They mention Clojure, and the Clojure interpreter is a Java program, which is not native. So there is nonzero information in mentioning that the interpreter is native.
Sorry, but you have absolutely no idea what you're talking about. Clojure produces Java bytecode, which is interpreted (and JITed) by the JVM, which is a native program.
Well yes any real executable is native. The perl executable is indeed a native program. It's a native interpreter for Perl.
But there are also interpreted interpreters aren't there? Which aren't real executables, and aren't native. It would be possible to write an interpreted interpreter for Perl, maybe in a language like Ruby. Jython is a real example of an interpreted interpreter (if you ignore that the JVM has a JIT, but it isn't AOT, which you've said that you think is an important criteria).

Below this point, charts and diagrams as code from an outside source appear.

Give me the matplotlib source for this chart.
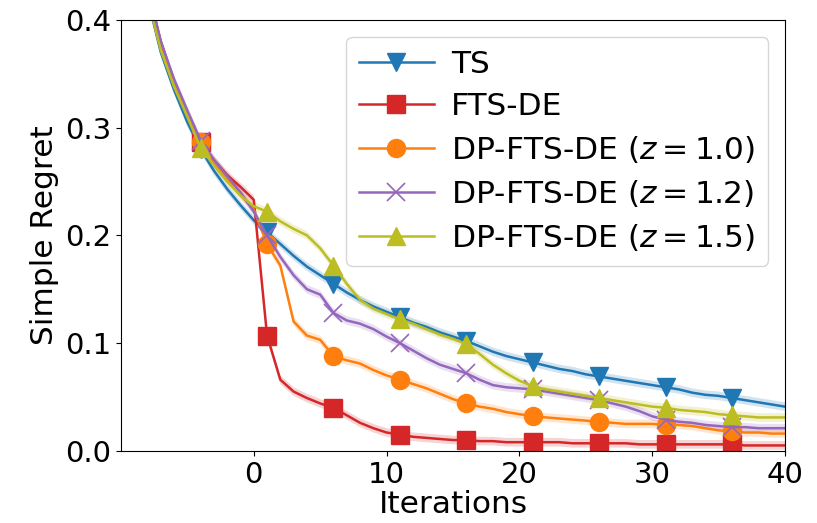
"""Simple regret vs. iterations for TS, FTS-DE and DP-FTS-DE variants."""

import matplotlib
matplotlib.use('Agg')
import matplotlib.pyplot as plt
import numpy as np

iterations = list(range(-10, 41))

ts = [0.600, 0.500, 0.420, 0.370, 0.335, 0.305, 0.280, 0.260, 0.243, 0.228,
      0.214, 0.203, 0.192, 0.181, 0.171, 0.163, 0.155, 0.147, 0.140, 0.134,
      0.129, 0.124, 0.119, 0.115, 0.110, 0.106, 0.102, 0.097, 0.092, 0.088,
      0.085, 0.082, 0.079, 0.076, 0.074, 0.071, 0.069, 0.067, 0.065, 0.063,
      0.061, 0.059, 0.057, 0.054, 0.052, 0.051, 0.049, 0.047, 0.045, 0.043,
      0.041]

fts_de = [0.610, 0.510, 0.430, 0.380, 0.343, 0.313, 0.287, 0.270, 0.256, 0.245,
          0.233, 0.107, 0.066, 0.055, 0.049, 0.044, 0.040, 0.033, 0.026, 0.021,
          0.017, 0.015, 0.013, 0.012, 0.011, 0.010, 0.010, 0.009, 0.009, 0.008,
          0.008, 0.008, 0.008, 0.008, 0.007, 0.007, 0.007, 0.007, 0.007, 0.006,
          0.006, 0.006, 0.006, 0.006, 0.006, 0.006, 0.006, 0.005, 0.005, 0.005,
          0.005]

dp_z10 = [0.610, 0.510, 0.430, 0.378, 0.342, 0.313, 0.287, 0.268, 0.252, 0.238,
          0.224, 0.192, 0.172, 0.120, 0.107, 0.103, 0.088, 0.084, 0.081, 0.075,
          0.070, 0.066, 0.062, 0.058, 0.053, 0.048, 0.044, 0.041, 0.039, 0.036,
          0.034, 0.032, 0.031, 0.030, 0.029, 0.028, 0.027, 0.026, 0.025, 0.025,
          0.025, 0.024, 0.024, 0.023, 0.021, 0.019, 0.018, 0.017, 0.017, 0.016,
          0.016]

dp_z12 = [0.610, 0.510, 0.430, 0.380, 0.345, 0.316, 0.288, 0.270, 0.255, 0.240,
          0.222, 0.200, 0.180, 0.163, 0.150, 0.145, 0.128, 0.121, 0.118, 0.113,
          0.106, 0.100, 0.093, 0.086, 0.080, 0.076, 0.072, 0.066, 0.061, 0.059,
          0.058, 0.057, 0.055, 0.053, 0.051, 0.049, 0.047, 0.044, 0.041, 0.037,
          0.032, 0.029, 0.027, 0.026, 0.024, 0.023, 0.022, 0.022, 0.021, 0.021,
          0.021]

dp_z15 = [0.600, 0.500, 0.420, 0.372, 0.338, 0.310, 0.281, 0.265, 0.250, 0.237,
          0.227, 0.222, 0.213, 0.206, 0.200, 0.188, 0.172, 0.155, 0.140, 0.132,
          0.127, 0.122, 0.118, 0.113, 0.108, 0.104, 0.099, 0.090, 0.080, 0.072,
          0.065, 0.060, 0.057, 0.055, 0.053, 0.051, 0.049, 0.047, 0.045, 0.043,
          0.041, 0.040, 0.038, 0.037, 0.036, 0.034, 0.033, 0.032, 0.031, 0.031,
          0.031]

labels = ['TS', 'FTS-DE', r'DP-FTS-DE ($z=1.0$)', r'DP-FTS-DE ($z=1.2$)',
          r'DP-FTS-DE ($z=1.5$)']
band = 0.004  # half-width of the shaded standard-error band

series = [ts, fts_de, dp_z10, dp_z12, dp_z15]
colors = ['tab:blue', 'tab:red', 'tab:orange', 'tab:purple', 'tab:olive']
markers = ['v', 's', 'o', 'x', '^']

fig = plt.figure(figsize=(8.17, 5.23), dpi=100)
ax = fig.add_axes([0.148, 0.138, 0.813, 0.824])

x = np.array(iterations)
for y, lab, c, m in zip(series, labels, colors, markers):
    y = np.array(y)
    ax.fill_between(x, y - band, y + band, color=c, alpha=0.2, linewidth=0)
    ax.plot(x, y, color=c, marker=m, markevery=(6, 5), markersize=13,
            markeredgewidth=1.2 if m == 'x' else 1.0, linewidth=1.8, label=lab)

ax.set_xlim(-10, 40)
ax.set_ylim(0, 0.4)
ax.set_xticks([0, 10, 20, 30, 40])
ax.set_yticks([0.0, 0.1, 0.2, 0.3, 0.4])
ax.tick_params(labelsize=21)
ax.set_xlabel('Iterations', fontsize=22.5, labelpad=1)
ax.set_ylabel('Simple Regret', fontsize=22.5)
ax.legend(fontsize=22.5, loc='upper right', bbox_to_anchor=(0.974, 0.96),
          borderaxespad=0, handlelength=2.4, handletextpad=0.55,
          labelspacing=0.42, borderpad=0.4)

fig.savefig('out.png', dpi=100)
plt.close()
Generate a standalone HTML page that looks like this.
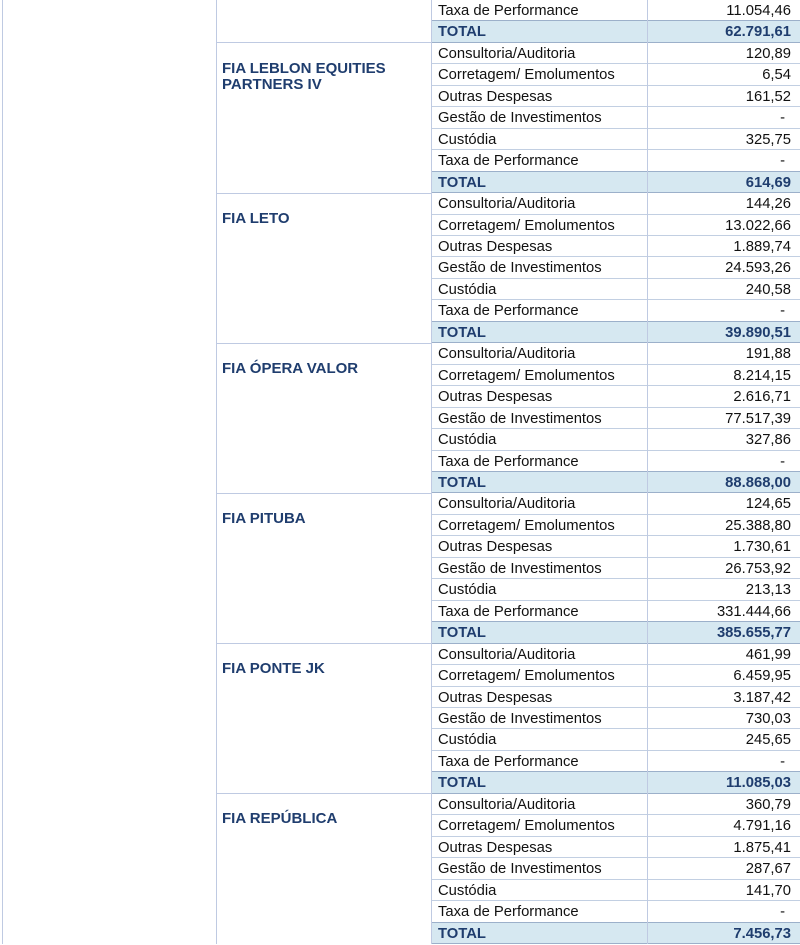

And so it isn't useless information.
The distinction is particularly relevant here because the RPython technology they are using to build their interpreter means they can either interpret their interpreter using the Python interpreter, or they can make a native interpreter by compiling their interpreter to native AOT. That's probably why they used that particular wording.
So, again, not only is their terminology consistent with the rest of the industry, they are also making a specific and interesting point here, and it isn't useless information.
I think it's meant as in comparison to Scala and the like, which run on the JVM, and thus aren't "native" in the same way (right? or am I misinformed about Scala?). There's a lot of languages that sit on top of the JVM at this point, so they might have seen it as a distinguishing characteristic.
Sorry, no, this is nonsense. Scala source code is compiled to Java bytecode, which is interpreted and JITed by the JVM. Pixie source code is compiled to the Pixie bytecode which is interpreted and JITed by the Pixie VM. chrisseaton claims that "native" refers to the interpreter, but this is rubbish ... that's not what the industry means by "native".
Not strange at all. The main language inspiring pixie is clojure, whose interpreter runs on the JVM. I might even go so far as to say that the main reason to use pixie is because you want to write clojure but can't afford to use a JVM for the task at hand
If we're going by the traditional idea of "bytecode interpreter" or "threaded interpreter", clojure is emphatically not one of them. It JIT compiles the lisp to JVM bytecode; the equivalent in Pixie would be JIT compiling to native code.
IIRC with RPython/pypy the two techniques are interleaved, but most users I've seen opt for some JIT optimization.